Fabrication of Bulk Glassy Alloy Foams by High Pressure Hydrogen

Abstract

Porous Pd42.5Cu30Ni7.5P20 bulk glassy alloy rods with porosities of up to 70% were successfully prepared by high pressure hydrogen of 15 MPa. The melt of Pd42.5Cu30Ni7.5P20 alloy kept under high pressure hydrogen absorbs hydrogen and subsequent water quenching of the melt causes the homogeneous dispersion of hydrogen bubbles, which was resulted from the decrease of hydrogen solubility with decrease of pressure. Annealing the hydrogen bubble containing sample at a supercooled liquid state under vacuum, the bubbles are allowed to expand due to the decrease of viscosity of metallic glass matrix.

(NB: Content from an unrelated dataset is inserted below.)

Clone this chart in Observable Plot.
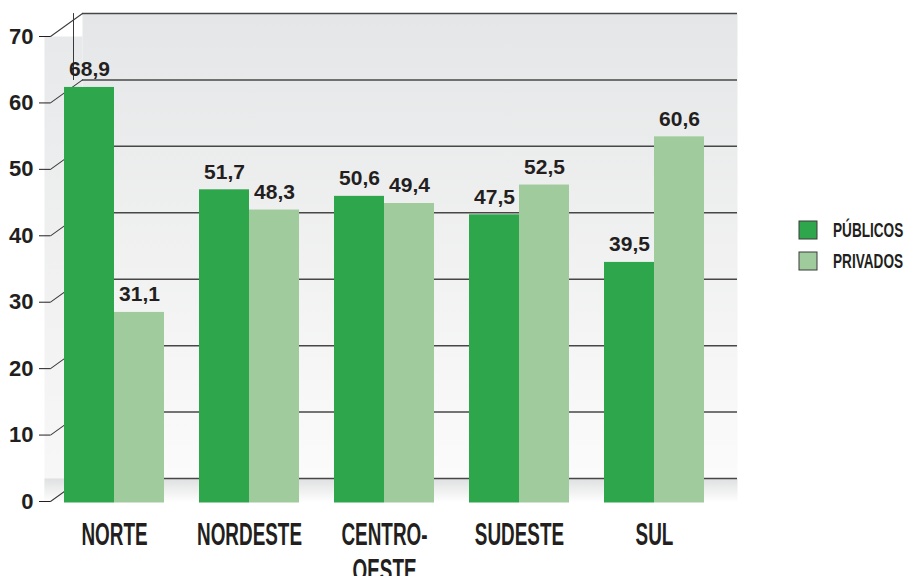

Pores expansion continues until glassy matrix crystallizes or the equilibration among pressure of the pores, pressure of the atmosphere and surface tension is achieved. By utilizing these phenomena, pores up to 80 μm in diameters are homogeneously distributed over the whole cross-sectional area of a fully glassy matrix. Under compressive deformation, the porous alloys with porosities exceeding 40% did not show macroscopic fracture in a wide compressive strain range up to 0.6 whereas the non-porous alloy fractures instantly after elastic limit of about 0.02. Porous bulk glassy alloys exhibit higher plateau stress, lower Young’s modulus and higher energy absorption capacity compared with the conventional crystalline metal foams.